Saturday, July 31, was announced as the big day for the replacement of the First Tennessee sign on top of their building downtown. Why is this a big deal? Well, it’s been an eyesore since it fell, for one thing. It was blown down in December in a winter storm, which I was told carried winds of approximately 80 miles per hour. Recently, the ugliness remaining on top of the building had been covered with white panels in preparation for the installation.
Also, its raising presented a number of logistically interesting challenges. The First Tennessee Building was the last statement of the soon-to-crumble empire of Jake Butcher, and is Knoxville’s tallest building at 27 stories.

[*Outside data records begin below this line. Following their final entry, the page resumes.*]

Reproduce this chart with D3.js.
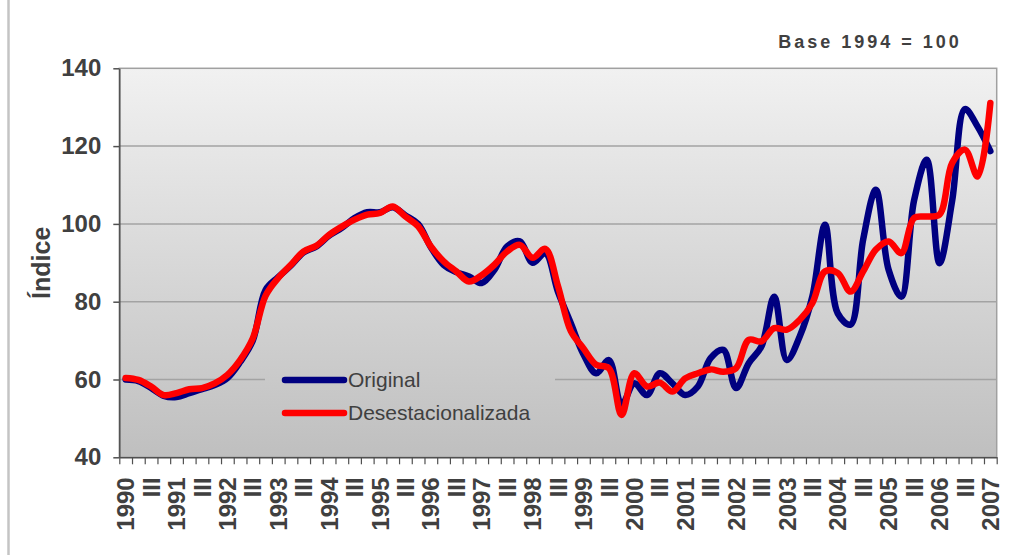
<!DOCTYPE html>
<html>
<head>
<meta charset="utf-8">
<script src="https://cdn.jsdelivr.net/npm/d3@7"></script>
<style>
    body { margin: 0; background: #fff; }
    svg text { font-family: "Liberation Sans", Arial, sans-serif; fill: #404040; }
</style>
</head>
<body>
<div class="chart"></div>
<script>
// trimestres 1990 I - 2007 I
var years = [1990, 1991, 1992, 1993, 1994, 1995, 1996, 1997, 1998, 1999,
    2000, 2001, 2002, 2003, 2004, 2005, 2006, 2007];
var quarters = ["I", "II", "III", "IV"];

var original = [60.0, 59.6, 57.8, 55.8, 55.5, 56.5, 57.5, 58.6, 60.4, 64.5,
    70.0, 83.0, 86.3, 89.3, 92.7, 94.2, 97.0, 99.0, 101.5, 103.0,
    103.0, 104.3, 102.2, 100.0, 94.0, 89.5, 87.6, 86.5, 84.8, 88.2,
    94.2, 95.5, 90.0, 92.5, 82.5, 74.5, 66.5, 61.6, 65.0, 53.5,
    59.0, 56.0, 61.6, 59.0, 56.0, 58.2, 65.5, 67.6, 57.8, 64.2,
    68.5, 81.3, 65.0, 71.0, 81.3, 99.8, 77.0, 74.1, 96.0, 108.8,
    88.2, 81.3, 106.0, 116.5, 89.9, 106.0, 129.5, 125.0, 118.7];

var desest = [60.4, 59.9, 58.2, 56.0, 56.5, 57.5, 57.8, 59.0, 61.2, 65.0,
    70.6, 81.5, 86.1, 89.5, 92.9, 94.4, 97.2, 99.3, 101.1, 102.4,
    102.8, 104.5, 101.9, 99.4, 94.2, 90.4, 87.8, 85.2, 86.8, 89.5,
    92.9, 94.6, 91.3, 93.6, 84.0, 72.5, 68.0, 63.8, 62.9, 50.9,
    61.6, 58.2, 59.2, 56.9, 60.3, 61.6, 62.6, 62.0, 62.9, 70.2,
    69.8, 73.2, 72.8, 75.3, 79.6, 87.8, 87.4, 82.6, 87.8, 93.4,
    95.5, 92.5, 101.5, 101.9, 102.4, 115.7, 119.1, 112.2, 131.1];

var yTicks = [40, 60, 80, 100, 120, 140];
var gridValues = [60, 80, 100, 120];

(function () {
    "use strict";

    var config = {
        selector: '.chart',
        width: 1032,
        height: 555,
        lineWidth: 6.5,
        plot: { left: 119.3, right: 996.7, top: 68.3, bottom: 457.3 }
    };

    // categorias trimestrales, etiqueta solo en I (año) y III
    var categories = [];
    years.forEach(function (yr) {
        quarters.forEach(function (q) {
            if (categories.length < original.length) {
                categories.push({ key: yr + '-' + q, label: q === 'I' ? String(yr) : (q === 'III' ? 'III' : '') });
            }
        });
    });

    function drawGraph() {
        var p = config.plot;
        var svg = d3.select(config.selector).append('svg')
            .attr('width', config.width)
            .attr('height', config.height);

        var defs = svg.append('defs');
        var grad = defs.append('linearGradient')
            .attr('id', 'plotBg')
            .attr('gradientUnits', 'userSpaceOnUse')
            .attr('x1', 0).attr('y1', p.top).attr('x2', 0).attr('y2', p.bottom);
        grad.append('stop').attr('offset', '0%').attr('stop-color', '#f1f1f1');
        grad.append('stop').attr('offset', '100%').attr('stop-color', '#bfbfbf');

        // borde del area del grafico
        svg.append('line')
            .attr('x1', 8.5).attr('x2', 8.5).attr('y1', 0).attr('y2', config.height)
            .attr('stroke', '#c4c4c4').attr('stroke-width', 2.5);

        var x = d3.scaleBand()
            .domain(categories.map(function (d) { return d.key; }))
            .range([p.left, p.right]);
        var xTicks = d3.scaleLinear()
            .domain([0, categories.length])
            .range([p.left, p.right]);
        var y = d3.scaleLinear()
            .domain([40, 140])
            .range([p.bottom, p.top]);

        svg.append('rect')
            .attr('x', p.left).attr('y', p.top)
            .attr('width', p.right - p.left).attr('height', p.bottom - p.top)
            .attr('fill', 'url(#plotBg)')
            .attr('stroke', '#a0a0a0').attr('stroke-width', 1.5);

        svg.append('g').selectAll('line')
            .data(gridValues)
            .enter().append('line')
            .attr('x1', p.left).attr('x2', p.right)
            .attr('y1', function (d) { return y(d); })
            .attr('y2', function (d) { return y(d); })
            .attr('stroke', '#a3a3a3').attr('stroke-width', 1.5);

        // leyenda (tapa la linea de 60)
        var legend = svg.append('g');
        legend.append('rect')
            .attr('x', 265).attr('y', 362).attr('width', 290).attr('height', 70)
            .attr('fill', 'url(#plotBg)');
        var legendItems = [
            { name: 'Original', color: '#000080', y: 380 },
            { name: 'Desestacionalizada', color: '#ff0000', y: 413 }
        ];
        legendItems.forEach(function (it) {
            legend.append('line')
                .attr('x1', 285).attr('x2', 344)
                .attr('y1', it.y).attr('y2', it.y)
                .attr('stroke', it.color).attr('stroke-width', config.lineWidth)
                .attr('stroke-linecap', 'round');
            legend.append('text')
                .attr('x', 348).attr('y', it.y).attr('dy', '0.35em')
                .style('font-size', '21px')
                .text(it.name);
        });

        var line = d3.line()
            .x(function (d, i) { return x(categories[i].key) + x.bandwidth() / 2; })
            .y(function (d) { return y(d); })
            .curve(d3.curveCatmullRom.alpha(0.5));

        svg.append('path')
            .datum(original)
            .attr('d', line)
            .attr('fill', 'none').attr('stroke', '#000080').attr('stroke-width', config.lineWidth)
            .attr('stroke-linejoin', 'round').attr('stroke-linecap', 'round');

        svg.append('path')
            .datum(desest)
            .attr('d', line)
            .attr('fill', 'none').attr('stroke', '#ff0000').attr('stroke-width', config.lineWidth)
            .attr('stroke-linejoin', 'round').attr('stroke-linecap', 'round');

        // eje y
        var yAxis = d3.axisLeft(y)
            .tickValues(yTicks)
            .tickSize(6).tickSizeOuter(0)
            .tickPadding(12)
            .tickFormat(d3.format('d'));
        var gy = svg.append('g')
            .attr('transform', 'translate(' + p.left + ',0)')
            .call(yAxis);
        gy.select('.domain').attr('stroke', '#505050').attr('stroke-width', 1.5);
        gy.selectAll('.tick line').attr('stroke', '#505050').attr('stroke-width', 1.5);
        gy.selectAll('text')
            .style('font-size', '24px').style('font-weight', 'bold')
            .attr('fill', '#404040');

        // marcas del eje x entre categorias
        var xTickAxis = d3.axisBottom(xTicks)
            .tickValues(d3.range(categories.length + 1))
            .tickSize(7).tickSizeOuter(0)
            .tickFormat('');
        var gxt = svg.append('g')
            .attr('transform', 'translate(0,' + p.bottom + ')')
            .call(xTickAxis);
        gxt.select('.domain').attr('stroke', '#505050').attr('stroke-width', 1.5);
        gxt.selectAll('.tick line').attr('stroke', '#505050').attr('stroke-width', 1.2);

        // etiquetas del eje x
        var xAxis = d3.axisBottom(x)
            .tickSize(0)
            .tickFormat(function (k) {
                var c = categories.find(function (d) { return d.key === k; });
                return c.label;
            });
        var gx = svg.append('g')
            .attr('transform', 'translate(0,' + p.bottom + ')')
            .call(xAxis);
        gx.select('.domain').remove();
        gx.selectAll('text')
            .attr('transform', 'rotate(-90)')
            .attr('text-anchor', 'end')
            .attr('x', -20).attr('y', 0).attr('dy', '0.36em')
            .style('font-size', '24px').style('font-weight', 'bold')
            .attr('fill', '#404040');

        svg.append('text')
            .attr('transform', 'translate(50,' + ((p.top + p.bottom) / 2) + ') rotate(-90)')
            .attr('text-anchor', 'middle')
            .style('font-size', '25px').style('font-weight', 'bold')
            .text('Índice');

        svg.append('text')
            .attr('x', 870).attr('y', 48)
            .attr('text-anchor', 'middle')
            .style('font-size', '18px').style('font-weight', 'bold')
            .style('letter-spacing', '3px')
            .text('Base 1994 = 100');
    }

    drawGraph();
})();
</script>
</body>
</html>
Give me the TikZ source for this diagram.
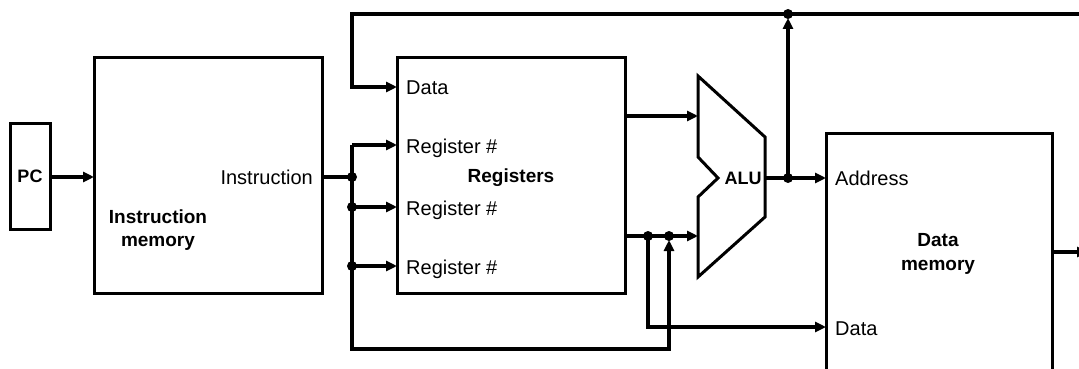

The panels comprising the four sides of the signage measured 16X16 and, more to the challenge, weighed 2600 pounds.
The helicopter was retained in Kentucky because there were none to be had in Tennessee that could do the job. Snyder signs provided the on-ground support and Michael Brady, Inc. Engineering “designed the install,” according to their representative with whom I shared a vantage of the operation.
He confessed to having butterflies with worry that it might not go well. I acknowledged that a cable could break as the helicopter lifted a sign. He indicated that was only one of many disasters he could envision, including a panel of the sign slamming into the side of the building or the workers at the top not securing it properly before releasing the sign from the helicopter cable and sending the sign plunging 27 floors to the ground. I paid more attention after our conversation.
Five workmen connected the cables and the helicopter rose to the top of the bank, smoothly placing the first panel in the hands of the workers on top of the building. According to the MBI representative, the crew would place a minimum of screws on each side of the panel (eight, I believe) and would add many others after the helicopter portion of the installation was complete.
The installation of the fist two panels went without a hitch and were a thing of beauty and skill to behold. The third was not so easy. A cable with which the gentlemen on top of the building would guide the panel into place came unattached. Also, for reasons I could not discern, the panel began twisting after it was about forty feet off the ground. The helicopter lowered it and the workers on the ground, dangerously, tried to grab it. Realizing they were close to being knocked down, if not killed, by the spinning sign, they backed away until the helicopter pilot could rest one end on the ground. They re-attached the cable and that panel and the next were raised without further problem.
After the installation was complete I watched an apparently excited and relieved engineer talking on his cell phone, whether to his superiors or to the men on the top of the building, who still had work to be done, I’m not certain. The workers were visible on top of the building for a while, but the signs sat contentedly, as if they planned to stay put for a long time. Let’s hope so.